Laser swords: They were called this once before in-universe, by a young Anakin Skywalker in Episode I.  I'm not sure why people hated George Lucas for calling them laser swords.


Rey: This one actually does bother me, for several reasons.  Lucas and Kennedy have both said that STAR WARS is the story of the Skywalkers, and I personally want a saga that's narratively coherent when watched straight through.  Asides from the setting (a galaxy with Hyperspace, a mystic Force, and lightsabers), the only other thing to really tie the saga together is its main "character," a special family with a lot of drama.  It's been said that the difference between a STAR WARS episode and a spinoff is that the main episodes are  part of the Skywalker story.  To me, merely having Ben in the background as the main villain isn't enough, because his development is secondary to Rey's, and it really should be a Skywalker who engages with the main themes of the saga as they develop.  Additionally, ever since the idea of a Chosen One was established, I do think that the saga needs to follow up on it.  I think that every bit of mythology established in STAR WARS needs to be completely owned up to.  The prophecy of the Chosen One doesn't seem to have been fulfilled yet, and I do seriously think that something needs to be done with Anakin's bloodline to balance the Force.  And furthermore, in addition to a narrative problem, there's a serious logical problem if Rey isn't part of the chosen bloodline.  Anakin was so powerful that the Jedi understood him to be literally conceived of the Force.  He was off the charts...and it still took him years of apprenticeship to really get anywhere.  Even with a decade of training, he lost his first duel to Count Dooku.  His son, Luke, took time to figure out how to simply lift a lightsaber.  And now you have Rey, who is demonstrably more powerful than both Luke and Ben, who can do all of these things with no practice.  I find this highly unsatisfying, and the best way to make logical sense out of this, while working within the framework of what's already established, is to simply say that she's Luke's daughter.  I think that this is more important now than ever, now that Carrie Fisher has passed away and you can't conclude the saga with a story about Leia and Ben's conflicts.  Every single STAR WARS film has had at least two Skywalkers in it to create some family drama, and I do insist that this is the one through-line that makes STAR WARS the story that it is.

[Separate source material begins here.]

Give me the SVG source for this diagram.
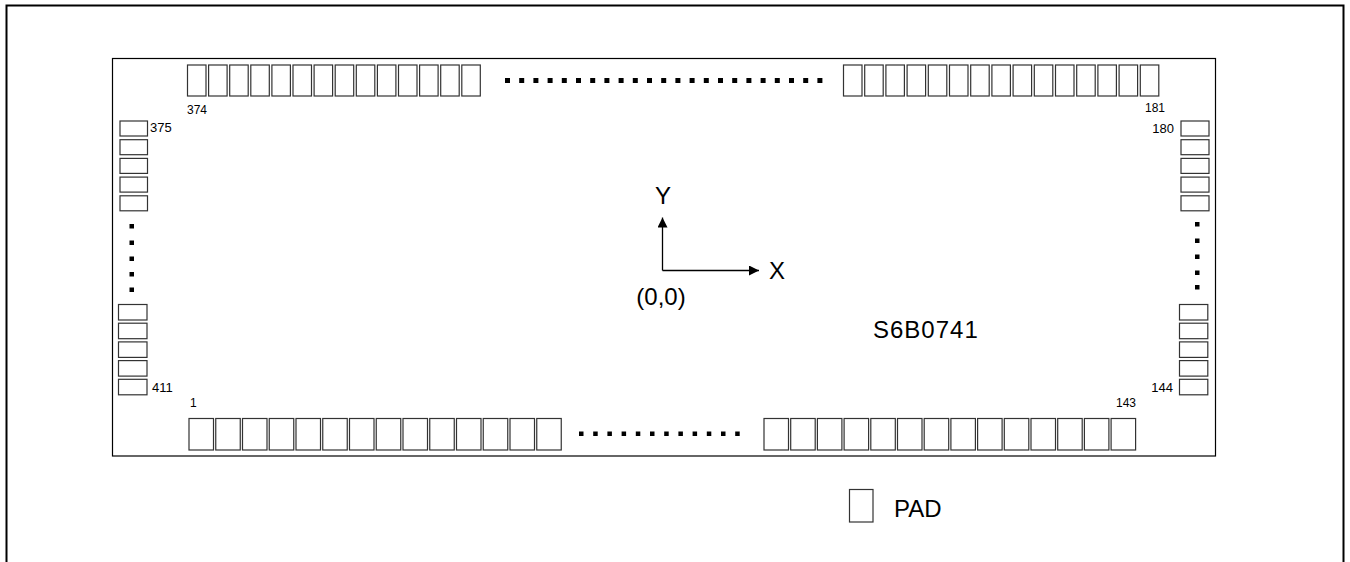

Anyone can be a Jedi:  I should note that there's a need for some Ratatouille semantics here.  Anyone does not mean everyone.  Indeed, anyone can be a Jedi.  After all, the Jedi came from all over the universe.  However, I find it weird when people say that this movie established that any person who reaches out to use the Force will be able to use it, that it's universal and nobody has to be born with it.  They say this because Rey's parents are allegedly nobody, and there's a kid who uses the Force...but that's doesn't exactly disprove much.  I don't necessarily think that you need Force-sensitive parents in order to be sensitive in the Force, but you do still basically need to be born with it.  Even Episode VII established this, saying that Rey is strong with the Force, implying that others are not.  Rey can use the Force, but Finn can't.  Han can't.  Episode VIII talks about the "mighty Skywalker blood."  Rogue One additionally shows a man who is a strong believer in the Force, but clearly can't actually utilize it himself no matter how much he believes it.  I do believe that the Force can be with someone without them having a special gift for using it, and would like to see STAR WARS explore that more.  Anyway, Episode VIII does not establish that everyone can be a Jedi, but people keep on listing that as something that Rian Johnson changed about the mythology, and for the life of me I can't really understand that.  By that same logic, you could say that Episode II does the same thing, since you see all of those children training with Yoda, and it's established that Jedi can't marry or have attachments.